Putin can’t help but come up, though, in a film about a corrupt mayor preying on his constituents. “A Canadian correspondent asked me, ‘Are you afraid of Putin? Because I am.’ I asked him, ‘Why should you be afraid of Putin? You are too far away. You’re across the ocean!” he recalls.
Zvyagintsev remembers that period “when people were afraid of Russians,” during the Cold War. “I noticed when I would go to Europe or America, people would ask where I was from. When I said I was Russian they stepped back and said, ‘Oooooh,’” he remembers, laughing. “It’s prejudiced. 140 million can’t all be like that. They want peace, they want a better life, which they don’t have. They want security and peace, so their children have some kind of prospects.
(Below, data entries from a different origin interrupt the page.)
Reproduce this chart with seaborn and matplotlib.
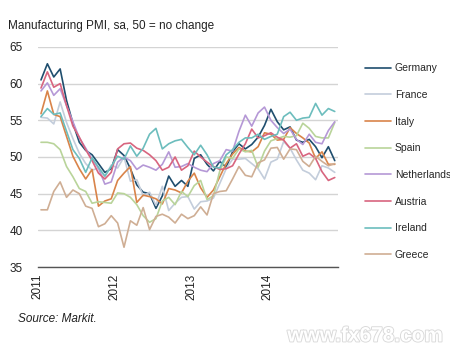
import numpy as np
import pandas as pd
import matplotlib
matplotlib.use("Agg")
import matplotlib.pyplot as plt
import matplotlib.patheffects as pe
import seaborn as sns

# Monthly manufacturing PMI, Jan 2011 - Nov 2014
countries = ["Germany", "France", "Italy", "Spain", "Netherlands", "Austria", "Ireland", "Greece"]

germany = [60.5, 62.7, 60.9, 62.0, 57.7, 54.6, 52.0, 50.9, 50.3, 49.1, 47.9, 48.4,
           51.0, 50.2, 48.4, 46.2, 45.2, 45.0, 43.0, 44.7, 47.4, 46.0, 46.8, 46.0,
           49.8, 50.3, 49.0, 48.1, 49.4, 48.6, 50.7, 51.8, 51.1, 51.7, 52.7, 54.3,
           56.5, 54.8, 53.7, 54.1, 52.3, 52.0, 52.4, 51.4, 49.9, 51.4, 49.5]
france = [55.4, 55.3, 54.5, 57.5, 54.7, 52.5, 50.5, 49.1, 48.2, 48.5, 47.3, 48.9,
          48.5, 50.0, 46.7, 46.9, 44.7, 45.2, 43.4, 46.0, 42.7, 43.7, 44.5, 44.6,
          42.9, 43.9, 44.0, 44.4, 46.4, 48.4, 49.7, 49.7, 49.8, 49.1, 48.4, 47.0,
          49.3, 49.7, 52.1, 51.2, 49.6, 48.2, 47.8, 46.9, 48.8, 48.5, 47.9]
italy = [55.9, 59.0, 55.8, 55.5, 52.8, 50.1, 48.4, 47.0, 48.3, 43.3, 44.0, 44.3,
         46.8, 47.8, 48.7, 43.8, 44.8, 44.6, 44.3, 43.6, 45.7, 45.5, 45.1, 46.7,
         47.8, 45.8, 44.5, 45.5, 47.3, 49.1, 50.4, 51.3, 50.8, 50.7, 51.4, 53.3,
         53.1, 52.3, 52.4, 54.0, 53.2, 52.6, 51.9, 49.8, 50.7, 49.0, 49.0]
spain = [52.0, 52.0, 51.8, 51.0, 48.7, 47.3, 45.7, 45.3, 43.7, 43.9, 43.8, 43.7,
         45.1, 45.0, 44.5, 43.5, 42.0, 41.1, 41.6, 44.0, 44.5, 43.5, 45.3, 44.6,
         46.1, 46.8, 44.2, 44.7, 48.1, 50.0, 49.8, 51.1, 50.7, 50.9, 48.6, 50.8,
         52.2, 52.5, 52.8, 52.7, 52.9, 54.6, 53.9, 52.8, 52.6, 52.6, 54.7]
netherlands = [59.0, 60.1, 58.4, 59.3, 57.0, 54.8, 52.6, 51.2, 49.7, 48.5, 46.3, 46.6,
               49.3, 50.0, 49.5, 48.3, 48.9, 48.6, 48.2, 49.0, 50.7, 48.6, 48.7, 49.1,
               48.6, 48.2, 48.0, 49.1, 49.5, 51.0, 50.8, 53.5, 55.7, 54.2, 56.0, 56.8,
               55.0, 54.0, 53.2, 53.8, 52.4, 51.7, 53.1, 52.0, 51.8, 53.6, 54.8]
austria = [59.4, 61.6, 59.5, 60.0, 57.0, 54.2, 52.7, 51.0, 49.5, 47.8, 47.0, 47.9,
           51.1, 51.8, 51.9, 51.2, 50.9, 50.3, 49.5, 48.2, 48.6, 50.0, 48.2, 48.8,
           50.8, 50.0, 49.3, 48.7, 48.3, 48.4, 48.8, 50.4, 51.8, 53.8, 52.6, 52.9,
           53.3, 52.7, 52.3, 51.2, 51.8, 50.1, 50.5, 49.8, 48.0, 46.8, 47.2]
ireland = [55.5, 56.6, 55.8, 56.0, 53.5, 51.0, 49.8, 47.9, 49.9, 48.6, 47.4, 48.7,
           50.1, 49.7, 51.5, 50.1, 51.2, 53.1, 53.9, 51.1, 51.8, 52.2, 52.4, 51.3,
           50.3, 51.6, 50.3, 48.6, 48.5, 50.3, 51.0, 52.0, 52.6, 52.6, 53.1, 52.4,
           52.8, 53.1, 55.5, 56.1, 55.0, 55.3, 55.4, 57.3, 55.7, 56.6, 56.2]
greece = [42.8, 42.8, 45.3, 46.6, 44.5, 45.5, 45.0, 43.3, 43.0, 40.5, 40.9, 42.0,
          41.0, 37.7, 41.3, 40.7, 43.1, 40.1, 41.9, 42.2, 41.8, 41.0, 42.2, 41.6,
          42.0, 43.2, 42.1, 45.0, 45.3, 45.4, 47.0, 48.7, 47.5, 47.3, 49.2, 49.6,
          51.2, 51.3, 49.7, 51.1, 51.0, 49.4, 48.7, 50.1, 49.4, 48.8, 49.1]

series = [germany, france, italy, spain, netherlands, austria, ireland, greece]
colors = ["#1f4e6e", "#c3cddb", "#d9844a", "#b9d49a", "#b598d6", "#d8657f", "#6cbdbd", "#cfae94"]
year_labels = ["2011", "2012", "2013", "2014"]

n_months = len(germany)
months = np.arange(n_months) + 0.5  # each point sits mid-month

df = pd.DataFrame({
    "month": np.tile(months, len(countries)),
    "pmi": np.concatenate(series),
    "country": np.repeat(countries, n_months),
})

sns.set_theme(style="white")
plt.rcParams["font.family"] = ["Liberation Sans", "DejaVu Sans"]

fig = plt.figure(figsize=(4.5, 3.5), dpi=100)
ax = fig.add_axes([0.084, 0.237, 0.667, 0.629])

sns.lineplot(data=df, x="month", y="pmi", hue="country", hue_order=countries,
             palette=dict(zip(countries, colors)), linewidth=1.2, ax=ax)

ax.set_xlim(0, 47)
ax.set_ylim(35, 65)
ax.set_yticks(np.arange(35, 66, 5))
ax.set_xticks([0, 12, 24, 36])
ax.set_xticklabels(year_labels, rotation=90, fontsize=8.5)
ax.set_xlabel("")
ax.set_ylabel("")
ax.tick_params(axis="y", length=0, pad=11, labelsize=8.5, labelcolor="#222222")
ax.tick_params(axis="x", direction="inout", length=6, width=1, color="#444444",
               pad=2, labelcolor="#222222")
ax.yaxis.grid(True, color="#d4d4d4", linewidth=1)
ax.set_axisbelow(True)
for side in ["left", "right", "top"]:
    ax.spines[side].set_visible(False)
ax.spines["bottom"].set_color("#555555")
ax.spines["bottom"].set_linewidth(1)

handles, labels = ax.get_legend_handles_labels()
ax.get_legend().remove()
fig.legend(handles, labels, loc="upper left", bbox_to_anchor=(0.795, 0.84),
           frameon=False, fontsize=7.5, handlelength=2.5, handletextpad=0.35,
           labelspacing=1.6, borderpad=0.2)

fig.text(0.018, 0.925, "Manufacturing PMI, sa, 50 = no change", fontsize=8.5,
         color="#222222", va="center")
fig.text(0.04, 0.09, "Source: Markit.", fontsize=8.5, style="italic",
         color="#222222", va="center")
fig.text(0.985, 0.04, "www.fx678.com", fontsize=15, fontweight="bold",
         color="white", ha="right", va="center",
         path_effects=[pe.withStroke(linewidth=1.3, foreground="#d9d9d9")])

fig.savefig("out.png", dpi=100, facecolor="white")
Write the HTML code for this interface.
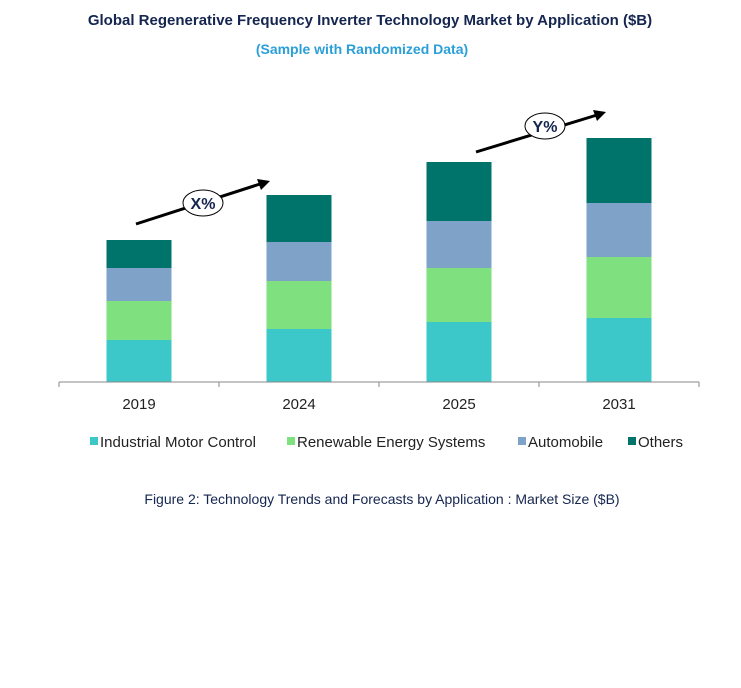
<!DOCTYPE html>
<html><head><meta charset="utf-8"><style>
body{margin:0;background:#fff;font-family:"Liberation Sans",Arial,sans-serif;}
svg{display:block}
</style></head><body>
<svg id="chart" width="741" height="688">
<text x="370" y="25" text-anchor="middle" font-size="15" font-weight="bold" fill="#14254f">Global Regenerative Frequency Inverter Technology Market by Application ($B)</text>
<text x="362" y="54" text-anchor="middle" font-size="14" font-weight="bold" fill="#2a9fd8">(Sample with Randomized Data)</text>
<g id="bars"></g>
<line x1="59" y1="382" x2="699" y2="382" stroke="#888"/>
<g id="ticks"></g>
<g>
<line x1="136" y1="224" x2="260" y2="184" stroke="#000" stroke-width="3"/>
<polygon points="270,181 257,179 261,190" fill="#000"/>
<ellipse cx="203" cy="203" rx="20" ry="13" fill="#fff" stroke="#000"/>
<text x="203" y="209" text-anchor="middle" font-size="16" font-weight="bold" fill="#14254f">X%</text>
</g>
<g>
<line x1="476" y1="152" x2="597" y2="115" stroke="#000" stroke-width="3"/>
<polygon points="606,112 593,110 597,121" fill="#000"/>
<ellipse cx="545" cy="126" rx="20" ry="13" fill="#fff" stroke="#000"/>
<text x="545" y="132" text-anchor="middle" font-size="16" font-weight="bold" fill="#14254f">Y%</text>
</g>
<g id="legend"></g>
<text x="382" y="504" text-anchor="middle" font-size="14" fill="#14254f">Figure 2: Technology  Trends  and Forecasts by Application : Market Size ($B)</text>
</svg>
<script>
const categories=["2019","2024","2025","2031"];
const seriesNames=["Industrial Motor Control","Renewable Energy Systems","Automobile","Others"];
const industrial=[4.2,5.3,6.0,6.4];
const renewable=[3.9,4.8,5.4,6.1];
const automobile=[3.3,3.9,4.7,5.4];
const others=[2.8,4.7,5.9,6.5];
const colors=["#3cc8c8","#7ee07e","#7fa3c8","#00736a"];
const series=[industrial,renewable,automobile,others];
const NS="http://www.w3.org/2000/svg";
const x0=59,band=160,baseY=382,pxPer=10,barW=65;
function xCenter(i){return x0+band*i+band/2;}
function yPos(v){return baseY-v*pxPer;}
const bars=document.getElementById('bars');
categories.forEach((c,i)=>{
  let acc=0;
  series.forEach((s,k)=>{
    const r=document.createElementNS(NS,'rect');
    r.setAttribute('x',xCenter(i)-barW/2);
    r.setAttribute('y',yPos(acc+s[i]));
    r.setAttribute('width',barW);
    r.setAttribute('height',s[i]*pxPer);
    r.setAttribute('fill',colors[k]);
    
    
    bars.appendChild(r);
    acc+=s[i];
  });
});
const ticks=document.getElementById('ticks');
for(let i=0;i<=categories.length;i++){
  const l=document.createElementNS(NS,'line');
  l.setAttribute('x1',x0+band*i);l.setAttribute('x2',x0+band*i);
  l.setAttribute('y1',baseY);l.setAttribute('y2',baseY+5);
  l.setAttribute('stroke','#888');
  
  
  ticks.appendChild(l);
}
categories.forEach((c,i)=>{
  const t=document.createElementNS(NS,'text');
  t.setAttribute('x',xCenter(i));t.setAttribute('y',409);
  t.setAttribute('text-anchor','middle');t.setAttribute('font-size','15');t.setAttribute('fill','#222');
  t.textContent=c;
  
  
  ticks.appendChild(t);
});
const legend=document.getElementById('legend');
const lx=[90,287,518,628];
seriesNames.forEach((n,k)=>{
  const g=document.createElementNS(NS,'g');
  
  
  const r=document.createElementNS(NS,'rect');
  r.setAttribute('x',lx[k]);r.setAttribute('y',437);r.setAttribute('width',8);r.setAttribute('height',8);
  r.setAttribute('fill',colors[k]);
  const t=document.createElementNS(NS,'text');
  t.setAttribute('x',lx[k]+10);t.setAttribute('y',447);t.setAttribute('font-size','15');t.setAttribute('fill','#222');
  t.textContent=n;
  g.appendChild(r);g.appendChild(t);legend.appendChild(g);
});
</script>
</body></html>
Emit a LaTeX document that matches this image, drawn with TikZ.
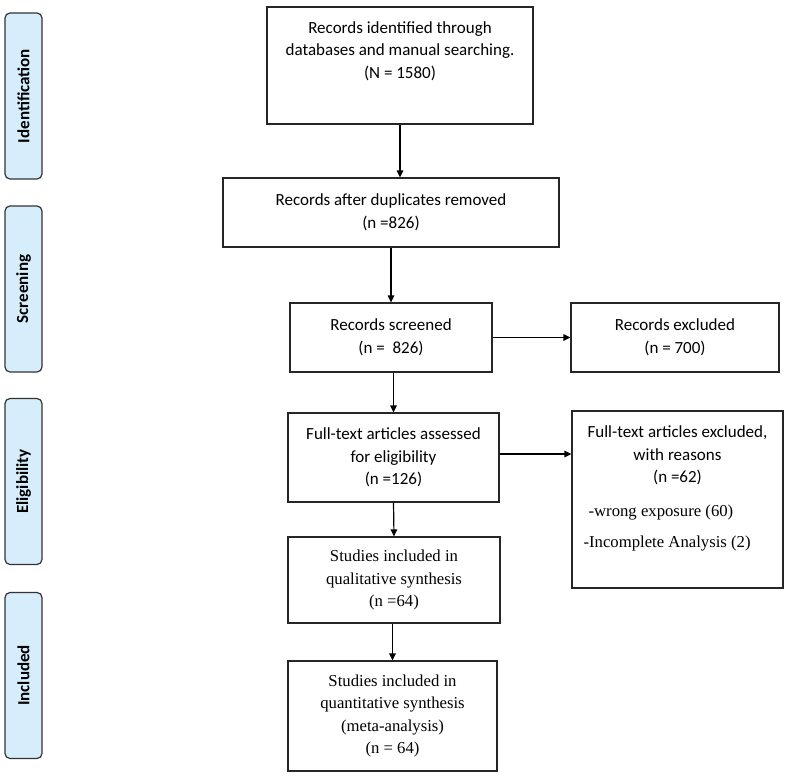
\documentclass[tikz,border=0pt]{standalone}
\usepackage{fontspec}
\setmainfont{Carlito}
\newfontfamily\timesfont{Liberation Serif}
\usetikzlibrary{arrows.meta}
\definecolor{stageblue}{RGB}{214,238,251}

\begin{document}
\begin{tikzpicture}
[every node/.style={inner sep=0pt},
 >={Triangle[length=7pt, width=6.5pt]},
 box/.style={draw=black!85, line width=1.2pt, align=center, font=\fontsize{17}{22.5}\selectfont},
 serifbox/.style={box, font=\timesfont\fontsize{16.7}{22.5}\selectfont},
 stage/.style={draw=black!80, fill=stageblue, line width=1.2pt, rounded corners=5pt, rotate=90, minimum width=166pt, minimum height=37pt, font=\bfseries\fontsize{17}{18}\selectfont},
 flow/.style={line width=1.2pt, ->}]
\useasboundingbox (0pt, 0pt) rectangle (787pt, -777pt);
\node (identification) [stage] at (23.5pt, -96.0pt) {Identification};
\node (screening) [stage] at (23.5pt, -289.0pt) {Screening};
\node (eligibility) [stage] at (23.5pt, -481.5pt) {Eligibility};
\node (included) [stage] at (23.5pt, -675.5pt) {Included};
\node (identified) [box, minimum width=266pt, minimum height=117pt] at (400.0pt, -65.5pt) {};
\node (identified-txt) [box, draw=none, anchor=north] at (400.0pt, -21.0pt) {Records identified through\\databases and manual searching.\\(N = 1580)};
\node (deduped) [box, minimum width=336pt, minimum height=69pt] at (391.0pt, -212.5pt) {Records after duplicates removed\\(n =826)};
\node (screened) [box, minimum width=202pt, minimum height=69pt] at (391.0pt, -337.5pt) {Records screened\\(n =\ \ 826)};
\node (excluded) [box, minimum width=208pt, minimum height=69pt] at (675.0pt, -337.5pt) {Records excluded\\(n = 700)};
\node (assessed) [box, minimum width=211pt, minimum height=89pt] at (393.5pt, -457.5pt) {Full-text articles assessed\\for eligibility\\(n =126)};
\node (ftexcluded) [box, minimum width=211pt, minimum height=177pt] at (677.5pt, -499.5pt) {};
\node (ftexcluded-txt) [box, draw=none, anchor=north] at (677.5pt, -425.5pt) {Full-text articles excluded,\\with reasons\\(n =62)};
\node (reasons) [box, draw=none, align=left, anchor=north west, font=\timesfont\fontsize{16.7}{31}\selectfont] at (583.0pt, -504.5pt) {\hspace{5pt}-wrong exposure (60)\\-Incomplete Analysis (2)};
\node (qualitative) [serifbox, minimum width=212pt, minimum height=86pt] at (394.0pt, -580.0pt) {Studies included in\\qualitative synthesis\\(n =64)};
\node (quantitative) [serifbox, minimum width=209pt, minimum height=110pt] at (392.5pt, -716.0pt) {Studies included in\\quantitative synthesis\\(meta-analysis)\\(n = 64)};
\draw [flow] (identified.south) to (identified.south |- deduped.north);
\draw [flow] (screened.north |- deduped.south) to (screened.north);
\draw [flow] (assessed.north |- screened.south) to (assessed.north);
\draw [flow] (assessed.south) to (qualitative.north);
\draw [flow] (quantitative.north |- qualitative.south) to (quantitative.north);
\draw [flow] (screened.east) to (excluded.west);
\draw [flow] ([yshift=3.5pt]assessed.east) to ([yshift=3.5pt]assessed.east -| ftexcluded.west);

\end{tikzpicture}
\end{document}
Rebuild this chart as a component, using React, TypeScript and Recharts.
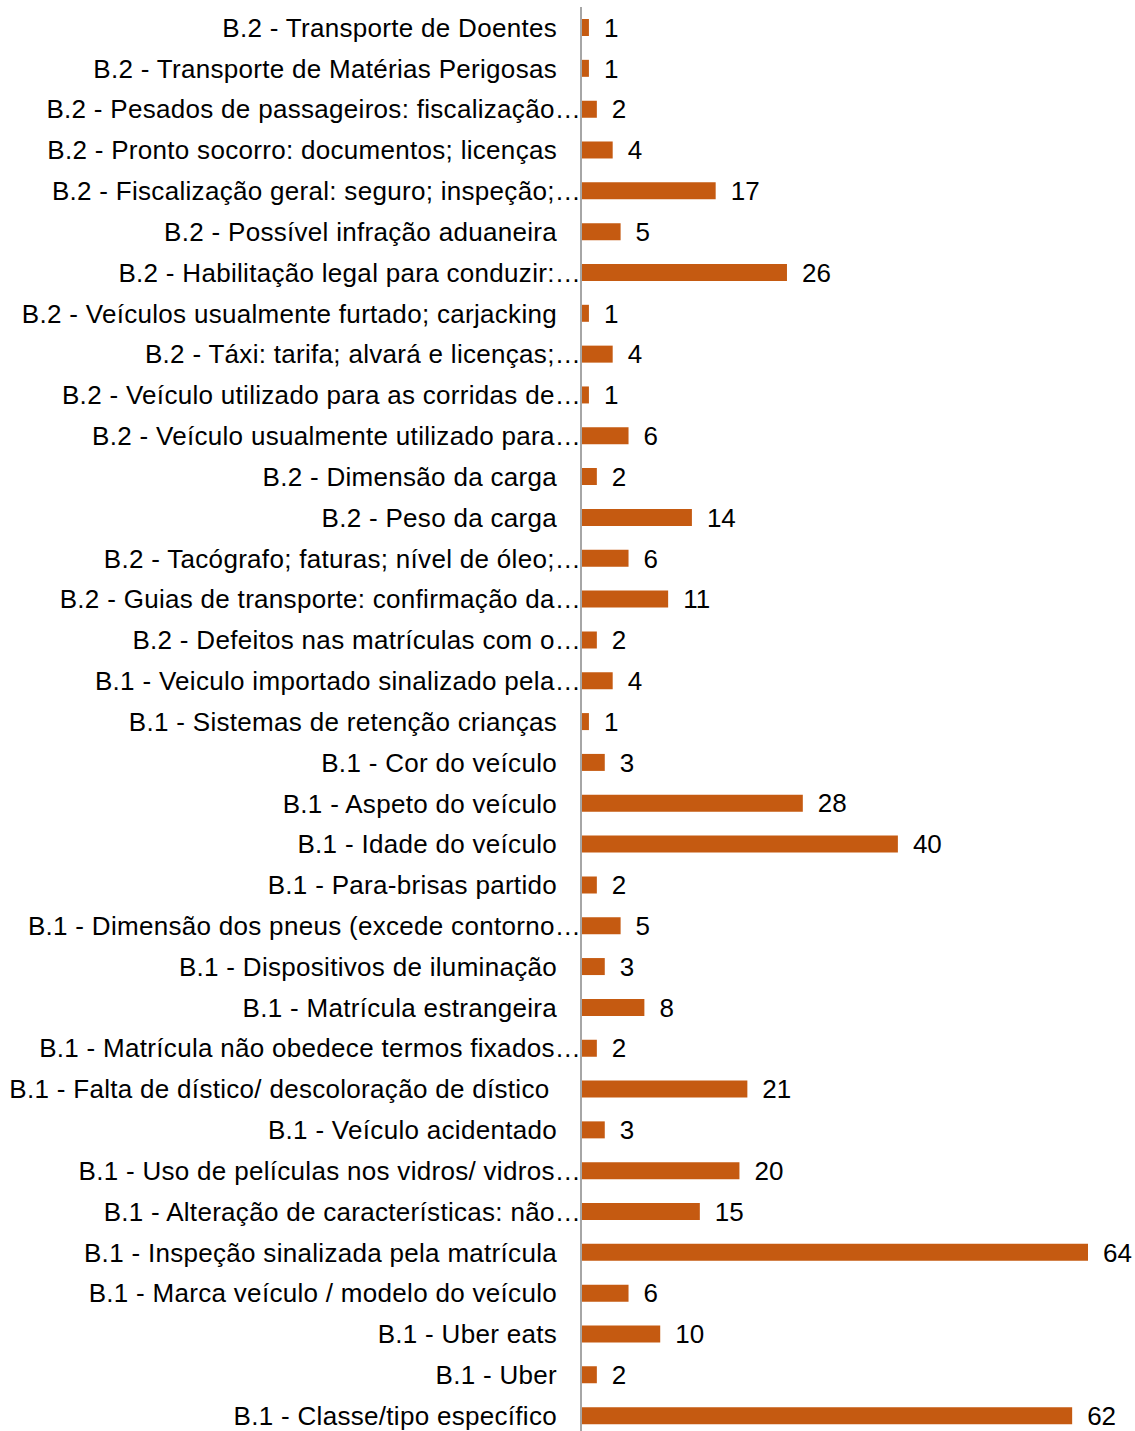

Putin can’t do everything singlehandedly.”
Despite how dark “Leviathan” gets, especially once its protagonist’s life begins definitively crumbling, it has moments of high, Kafkaesque humor. One scene finds our hero sitting through a motormouthed reading of a court sentence. It isn’t a fiction. “That’s how they do it!” Zvyagintsev says. “We went to the actual court and sat through the sentencing. That’s how it was delivered! The actress had to learn how to do it at that speed, where at the end you do not understand what has been said. You don’t even understand what language they speak.”
Even more real, alarmingly, are the many scenes of characters getting bombed on vodka. “They actually drank alcohol,” he says, with a grin. “That’s why it’s so convincing. They’re actually drunk — all of them, except one. Guess who.” It’s Roman Madyanov, who plays the corrupt mayor, the one who really, really can’t handle his liquor. “He’s a great actor.
How do you control actors burning film — “Leviathan” was shot on 35mm — while getting increasingly pissed? You don’t, kind of. “We didn’t want to shoot anything else, because they’d have to be sober,” he says. “If something went wrong, we’d do another take the next day. They just had to know exactly how much alcohol they could hold so they wouldn’t go too far.”